It’s difficult to trawl through the tv channels without stumbling across a fly on the wall, real-life documentary series.
From the helpful and informative GPs Behind Closed Doors to the excellent 24 Hours in Police Custody and the absolute rubbish, Binmen.
Channel 5 recently commissioned a series on mobile bouncers which, despite the dramatic music and commentary, deals with such gripping storylines as bouncers telling drunk people to move away from a smoking area; helping a homeless man across the road, finding a woman hadn’t overdosed on cocaine but was just suffering a panic attack, turning up late for a one-punch fight and bizarrely wrestling a man with a broken arm onto a car bonnet for no apparent reason. Even I could work for this security company.

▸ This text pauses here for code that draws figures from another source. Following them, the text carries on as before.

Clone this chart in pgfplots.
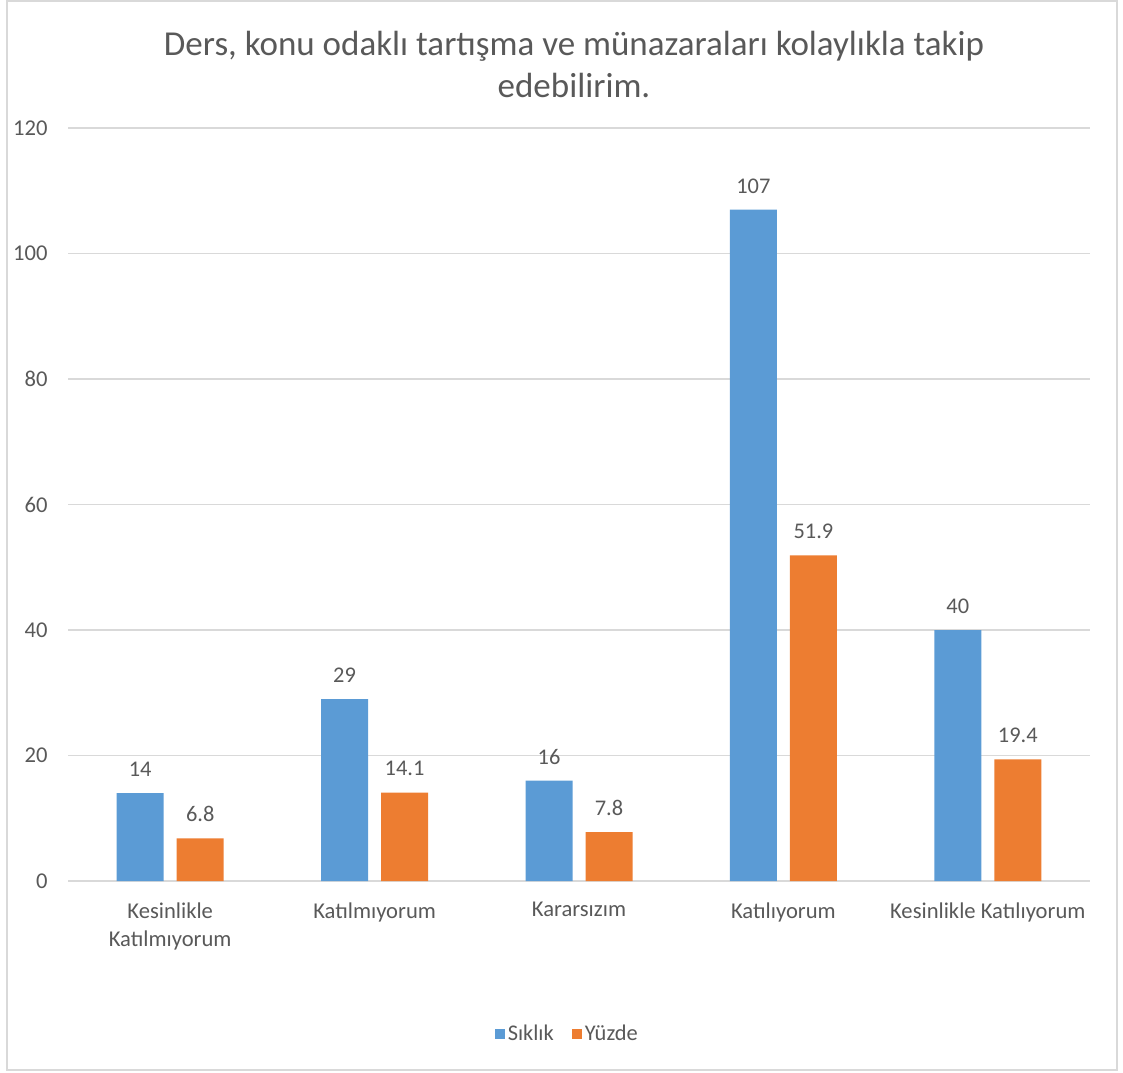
\documentclass[border=0pt]{standalone}
\usepackage{fontspec}
\setmainfont{Carlito}
\usepackage{pgfplots}
\pgfplotsset{compat=1.18}
\definecolor{sblue}{HTML}{5B9BD5}
\definecolor{sorange}{HTML}{ED7D31}
\definecolor{txtgray}{HTML}{595959}
\definecolor{gridgray}{HTML}{D9D9D9}

\begin{document}
\begin{tikzpicture}
\useasboundingbox (0,0) rectangle (561.5pt,536pt);
% chart frame
\draw[gridgray, line width=1pt] (3.5pt,0.8pt) rectangle (558.5pt,535.5pt);
% title
\node[anchor=base, inner sep=0pt, font=\fontsize{17.5}{21}\selectfont, text=txtgray]
  at (287pt,508pt) {Ders, konu odaklı tartışma ve münazaraları kolaylıkla takip};
\node[anchor=base, inner sep=0pt, font=\fontsize{17.5}{21}\selectfont, text=txtgray]
  at (287pt,487pt) {edebilirim.};
\begin{axis}[
  at={(34pt,95.5pt)}, anchor=south west,
  scale only axis, width=511pt, height=376.5pt,
  ybar=6.5pt, bar width=23.5pt,
  xmin=-0.5, xmax=4.5, ymin=0, ymax=120,
  xtick={0,1,2,3,4},
  xticklabels={{Kesinlikle\\Katılmıyorum},Katılmıyorum,Kararsızım,Katılıyorum,Kesinlikle Katılıyorum},
  ytick={0,20,...,120},
  major tick length=0pt,
  ymajorgrids, grid style={gridgray, line width=0.75pt},
  axis line style={draw=none},
  /pgf/number format/assume math mode=true,
  tick label style={font=\fontsize{11.3}{14}\selectfont, text=txtgray},
  yticklabel style={inner sep=0pt, xshift=-10pt},
  xticklabel style={align=center, inner sep=0pt, yshift=-10.5pt},
  nodes near coords,
  nodes near coords style={font=\fontsize{11.2}{13}\selectfont, text=txtgray, anchor=south, inner sep=0pt, yshift=8pt},
  legend style={at={(0.489,-0.2032)}, anchor=center, draw=none, fill=none,
    font=\fontsize{11.2}{13}\selectfont, text=txtgray,
    /tikz/every even column/.append style={column sep=7.5pt},
    nodes={inner sep=1.5pt}},
  legend columns=-1,
  legend image code/.code={\fill[#1] (0pt,-2.5pt) rectangle (5pt,2.5pt);},
]
\addplot[fill=sblue, draw=none] coordinates {(0,14) (1,29) (2,16) (3,107) (4,40)};
\addplot[fill=sorange, draw=none] coordinates {(0,6.8) (1,14.1) (2,7.8) (3,51.9) (4,19.4)};
\legend{Sıklık,Yüzde}
\end{axis}
\end{tikzpicture}
\end{document}
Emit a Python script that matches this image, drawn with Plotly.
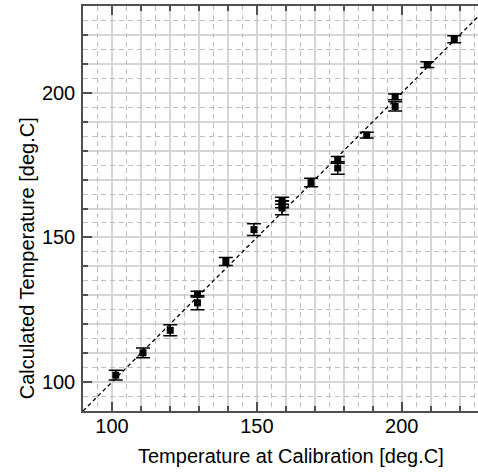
import plotly.graph_objects as go

# Data
x_cal = [101.3, 110.7, 120.1, 129.5, 129.5, 139.3, 149.0, 158.7, 158.7, 158.7,
         168.7, 177.9, 177.9, 187.9, 197.7, 197.7, 208.8, 218.1]
y_calc = [102.4, 110.1, 117.9, 130.4, 127.4, 141.7, 152.7, 162.7, 161.5, 160.2,
          169.0, 176.8, 174.0, 185.4, 198.6, 195.3, 209.7, 218.5]
y_err = [1.7, 1.7, 1.9, 1.0, 2.4, 1.4, 2.0, 1.2, 1.2, 2.4,
         1.5, 1.2, 2.2, 1.0, 1.0, 1.6, 1.0, 1.2]
ident = [90, 230]

x_title = "Temperature at Calibration [deg.C]"
y_title = "Calculated Temperature [deg.C]"

x_range = [90, 226.3]
y_range = [90, 230]

axis_col = "#505050"
major_grid = "#d6d6d6"
minor_grid = "#bdbdbd"
font = dict(family="Liberation Sans, Arial, sans-serif", size=20, color="black")

fig = go.Figure()

# invisible trace to create overlay axes for dashed half-grid
fig.add_trace(go.Scatter(x=[None], y=[None], xaxis="x2", yaxis="y2",
                         showlegend=False, hoverinfo="skip"))

fig.add_trace(go.Scatter(
    x=ident, y=ident, mode="lines",
    line=dict(color="black", width=1.3, dash="4px,3px"),
    showlegend=False, hoverinfo="skip"))

fig.add_trace(go.Scatter(
    x=x_cal, y=y_calc, mode="markers",
    marker=dict(symbol="square", size=7, color="black"),
    error_y=dict(type="data", array=y_err, visible=True,
                 color="black", thickness=1.5, width=7),
    showlegend=False))

common = dict(showline=True, linecolor=axis_col, linewidth=1.5,
              ticks="inside", ticklen=9, tickwidth=1.5, tickcolor=axis_col,
              dtick=50, tick0=0, showgrid=True, gridcolor=major_grid,
              gridwidth=1.5, zeroline=False, tickfont=font,
              minor=dict(dtick=10, tick0=0, ticks="inside", ticklen=5,
                         tickwidth=1.5, tickcolor=axis_col, showgrid=True,
                         gridcolor=major_grid, gridwidth=1.5))

half = dict(showline=False, ticks="", showticklabels=False, tick0=5, dtick=10,
            showgrid=True, gridcolor=minor_grid, gridwidth=1, griddash="5px,4px",
            zeroline=False)

fig.update_layout(
    width=478, height=472,
    margin=dict(l=83, r=0, t=6, b=61),
    paper_bgcolor="white", plot_bgcolor="white",
    font=font,
    xaxis=dict(range=x_range, mirror="ticks", ticklabelstandoff=-4, **common),
    yaxis=dict(range=y_range, mirror=False, ticklabelstandoff=2, **common),
    xaxis2=dict(range=x_range, overlaying="x", anchor="y", **half),
    yaxis2=dict(range=y_range, overlaying="y", anchor="x", **half),
    annotations=[
        dict(text=x_title, xref="paper", yref="paper", x=0.527, y=-0.111,
             xanchor="center", yanchor="middle", showarrow=False, font=font),
        dict(text=y_title, xref="paper", yref="paper", x=-0.142, y=0.377,
             xanchor="center", yanchor="middle", textangle=-90,
             showarrow=False, font=font),
    ],
)

fig.write_html("out.html")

The Bouncers even complained about being filmed by the public whilst ironically being filmed by a camera crew.
It really is compulsive viewing but for all the wrong reasons.
But just because you have a job, doesn’t mean you should be followed around by a tv crew. But television executives are obsessed with these shows because they’re cheap and they hope they’ll find “a character” to appear on any subsequent show with the prefix “celebrity” in the title.
If a TV crew decided to follow me around this week, here is what the dramatic voice-over guy might’ve said…
“3am. Russ gets inspiration and scrawls on a bedside notepad the words “Gran, bath and toaster” and hopes they make coherent sense when he gets up.
He goes on a morning beach walk to clear any writer’s block and mentally develop ideas. It fails so he simultaneously visits Google and Wetherspoons for inspiration.
Coming up in part two, we watch Russ catch up on his social media and get upset and have a meltdown as no one responds to his tweet that he thought was hilarious.
Finally, failing to find any good column ideas, Russ watches mind numbing real-life fly on the wall documentaries to help.”